Problem statement
Take every line from the first down to the line with "const FONT = 'Lato';" and set it down exactly, without the pictures.

********************

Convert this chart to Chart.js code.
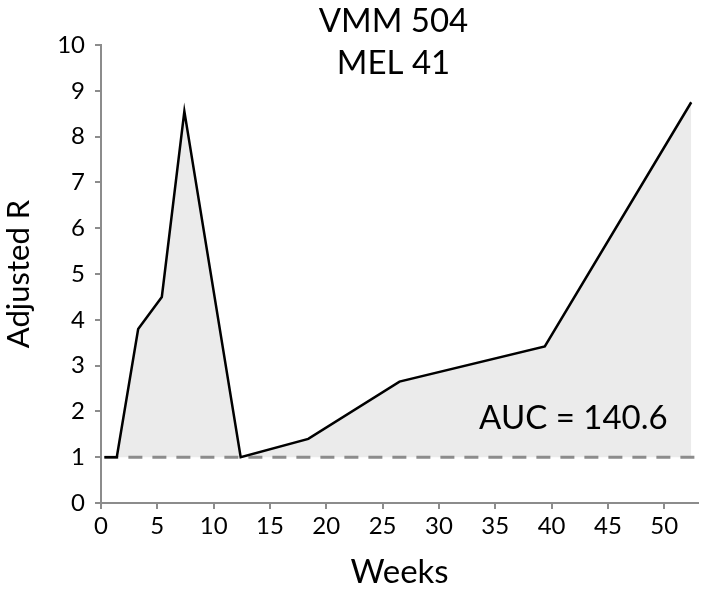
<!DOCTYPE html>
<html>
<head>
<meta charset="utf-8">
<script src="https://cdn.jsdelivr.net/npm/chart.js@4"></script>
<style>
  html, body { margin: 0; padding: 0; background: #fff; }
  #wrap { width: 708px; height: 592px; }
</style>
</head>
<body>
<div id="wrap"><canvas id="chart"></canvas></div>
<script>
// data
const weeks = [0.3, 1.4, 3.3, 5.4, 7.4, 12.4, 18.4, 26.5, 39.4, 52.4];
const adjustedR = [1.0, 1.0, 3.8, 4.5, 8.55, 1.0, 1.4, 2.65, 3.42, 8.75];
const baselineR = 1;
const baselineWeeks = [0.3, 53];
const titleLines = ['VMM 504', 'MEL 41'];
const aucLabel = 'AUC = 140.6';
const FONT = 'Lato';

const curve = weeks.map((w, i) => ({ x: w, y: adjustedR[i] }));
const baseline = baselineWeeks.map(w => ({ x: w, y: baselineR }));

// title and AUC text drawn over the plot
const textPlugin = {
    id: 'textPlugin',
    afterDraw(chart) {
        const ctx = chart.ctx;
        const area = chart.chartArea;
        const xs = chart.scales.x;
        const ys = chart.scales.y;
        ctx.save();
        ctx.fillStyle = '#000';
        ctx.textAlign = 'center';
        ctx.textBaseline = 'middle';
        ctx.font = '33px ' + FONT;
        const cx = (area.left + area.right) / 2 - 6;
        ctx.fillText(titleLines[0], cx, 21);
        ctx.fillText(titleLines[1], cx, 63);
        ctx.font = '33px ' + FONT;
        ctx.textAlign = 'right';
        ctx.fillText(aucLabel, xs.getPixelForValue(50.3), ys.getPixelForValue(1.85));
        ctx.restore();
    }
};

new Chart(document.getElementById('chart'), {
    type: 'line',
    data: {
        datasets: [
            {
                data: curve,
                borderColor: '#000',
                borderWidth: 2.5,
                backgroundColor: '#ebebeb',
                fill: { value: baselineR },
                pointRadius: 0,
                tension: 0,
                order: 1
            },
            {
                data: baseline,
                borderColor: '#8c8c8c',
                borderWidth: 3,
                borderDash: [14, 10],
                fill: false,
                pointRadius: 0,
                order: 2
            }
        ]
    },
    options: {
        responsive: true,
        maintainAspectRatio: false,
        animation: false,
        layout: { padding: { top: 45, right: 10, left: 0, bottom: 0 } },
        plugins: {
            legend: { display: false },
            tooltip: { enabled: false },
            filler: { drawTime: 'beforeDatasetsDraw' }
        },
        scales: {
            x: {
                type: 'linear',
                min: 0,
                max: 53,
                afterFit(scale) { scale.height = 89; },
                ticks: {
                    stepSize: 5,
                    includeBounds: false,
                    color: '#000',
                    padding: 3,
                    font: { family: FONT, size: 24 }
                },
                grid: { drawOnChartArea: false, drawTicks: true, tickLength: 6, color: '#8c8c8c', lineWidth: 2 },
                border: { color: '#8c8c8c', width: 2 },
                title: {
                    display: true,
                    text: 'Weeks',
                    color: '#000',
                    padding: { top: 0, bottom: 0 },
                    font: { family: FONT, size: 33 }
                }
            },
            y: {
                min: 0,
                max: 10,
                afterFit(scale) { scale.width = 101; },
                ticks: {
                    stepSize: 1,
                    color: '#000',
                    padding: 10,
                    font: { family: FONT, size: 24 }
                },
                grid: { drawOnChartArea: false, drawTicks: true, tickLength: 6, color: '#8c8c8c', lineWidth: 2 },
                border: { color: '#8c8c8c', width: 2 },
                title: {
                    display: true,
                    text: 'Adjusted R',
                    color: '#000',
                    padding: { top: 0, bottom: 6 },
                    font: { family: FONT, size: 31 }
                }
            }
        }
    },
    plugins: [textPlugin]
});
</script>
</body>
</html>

********************

The completed task
Convert this chart to Chart.js code.
<!DOCTYPE html>
<html>
<head>
<meta charset="utf-8">
<script src="https://cdn.jsdelivr.net/npm/chart.js@4"></script>
<style>
  html, body { margin: 0; padding: 0; background: #fff; }
  #wrap { width: 708px; height: 592px; }
</style>
</head>
<body>
<div id="wrap"><canvas id="chart"></canvas></div>
<script>
// data
const weeks = [0.3, 1.4, 3.3, 5.4, 7.4, 12.4, 18.4, 26.5, 39.4, 52.4];
const adjustedR = [1.0, 1.0, 3.8, 4.5, 8.55, 1.0, 1.4, 2.65, 3.42, 8.75];
const baselineR = 1;
const baselineWeeks = [0.3, 53];
const titleLines = ['VMM 504', 'MEL 41'];
const aucLabel = 'AUC = 140.6';
const FONT = 'Lato';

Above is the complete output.